# Exercise requirements
Can you restate the records below word for word?

[Entries from a dataset]
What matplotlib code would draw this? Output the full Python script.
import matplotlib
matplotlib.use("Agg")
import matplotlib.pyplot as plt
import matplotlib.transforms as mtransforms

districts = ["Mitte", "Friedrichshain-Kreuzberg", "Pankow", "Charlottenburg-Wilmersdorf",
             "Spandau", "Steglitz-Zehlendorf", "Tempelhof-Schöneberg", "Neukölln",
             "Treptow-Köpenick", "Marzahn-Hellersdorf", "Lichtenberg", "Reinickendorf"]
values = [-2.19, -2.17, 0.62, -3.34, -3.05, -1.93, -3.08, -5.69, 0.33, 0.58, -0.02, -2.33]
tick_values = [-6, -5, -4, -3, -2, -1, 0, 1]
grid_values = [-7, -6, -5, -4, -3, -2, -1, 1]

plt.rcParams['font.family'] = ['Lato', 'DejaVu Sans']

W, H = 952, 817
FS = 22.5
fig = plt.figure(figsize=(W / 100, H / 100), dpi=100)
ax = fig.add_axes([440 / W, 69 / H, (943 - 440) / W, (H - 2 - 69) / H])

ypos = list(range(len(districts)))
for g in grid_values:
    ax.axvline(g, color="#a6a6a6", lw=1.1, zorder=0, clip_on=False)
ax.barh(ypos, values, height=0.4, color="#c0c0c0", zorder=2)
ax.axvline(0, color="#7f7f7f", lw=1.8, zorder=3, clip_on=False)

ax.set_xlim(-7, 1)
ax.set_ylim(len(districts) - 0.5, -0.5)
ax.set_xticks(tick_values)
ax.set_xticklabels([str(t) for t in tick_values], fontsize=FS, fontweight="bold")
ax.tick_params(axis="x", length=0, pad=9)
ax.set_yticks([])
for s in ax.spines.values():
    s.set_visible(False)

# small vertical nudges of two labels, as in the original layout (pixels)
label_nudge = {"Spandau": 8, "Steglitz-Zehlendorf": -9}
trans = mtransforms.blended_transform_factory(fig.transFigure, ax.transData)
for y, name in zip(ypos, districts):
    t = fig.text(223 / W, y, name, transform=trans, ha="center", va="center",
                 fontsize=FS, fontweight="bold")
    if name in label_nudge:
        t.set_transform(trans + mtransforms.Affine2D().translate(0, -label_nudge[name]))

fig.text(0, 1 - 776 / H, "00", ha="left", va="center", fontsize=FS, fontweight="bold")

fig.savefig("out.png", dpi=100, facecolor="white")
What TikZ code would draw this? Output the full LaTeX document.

# Written solution
What matplotlib code would draw this? Output the full Python script.
import matplotlib
matplotlib.use("Agg")
import matplotlib.pyplot as plt
import matplotlib.transforms as mtransforms

districts = ["Mitte", "Friedrichshain-Kreuzberg", "Pankow", "Charlottenburg-Wilmersdorf",
             "Spandau", "Steglitz-Zehlendorf", "Tempelhof-Schöneberg", "Neukölln",
             "Treptow-Köpenick", "Marzahn-Hellersdorf", "Lichtenberg", "Reinickendorf"]
values = [-2.19, -2.17, 0.62, -3.34, -3.05, -1.93, -3.08, -5.69, 0.33, 0.58, -0.02, -2.33]
tick_values = [-6, -5, -4, -3, -2, -1, 0, 1]
grid_values = [-7, -6, -5, -4, -3, -2, -1, 1]

plt.rcParams['font.family'] = ['Lato', 'DejaVu Sans']

W, H = 952, 817
FS = 22.5
fig = plt.figure(figsize=(W / 100, H / 100), dpi=100)
ax = fig.add_axes([440 / W, 69 / H, (943 - 440) / W, (H - 2 - 69) / H])

ypos = list(range(len(districts)))
for g in grid_values:
    ax.axvline(g, color="#a6a6a6", lw=1.1, zorder=0, clip_on=False)
ax.barh(ypos, values, height=0.4, color="#c0c0c0", zorder=2)
ax.axvline(0, color="#7f7f7f", lw=1.8, zorder=3, clip_on=False)

ax.set_xlim(-7, 1)
ax.set_ylim(len(districts) - 0.5, -0.5)
ax.set_xticks(tick_values)
ax.set_xticklabels([str(t) for t in tick_values], fontsize=FS, fontweight="bold")
ax.tick_params(axis="x", length=0, pad=9)
ax.set_yticks([])
for s in ax.spines.values():
    s.set_visible(False)

# small vertical nudges of two labels, as in the original layout (pixels)
label_nudge = {"Spandau": 8, "Steglitz-Zehlendorf": -9}
trans = mtransforms.blended_transform_factory(fig.transFigure, ax.transData)
for y, name in zip(ypos, districts):
    t = fig.text(223 / W, y, name, transform=trans, ha="center", va="center",
                 fontsize=FS, fontweight="bold")
    if name in label_nudge:
        t.set_transform(trans + mtransforms.Affine2D().translate(0, -label_nudge[name]))

fig.text(0, 1 - 776 / H, "00", ha="left", va="center", fontsize=FS, fontweight="bold")

fig.savefig("out.png", dpi=100, facecolor="white")
What TikZ code would draw this? Output the full LaTeX document.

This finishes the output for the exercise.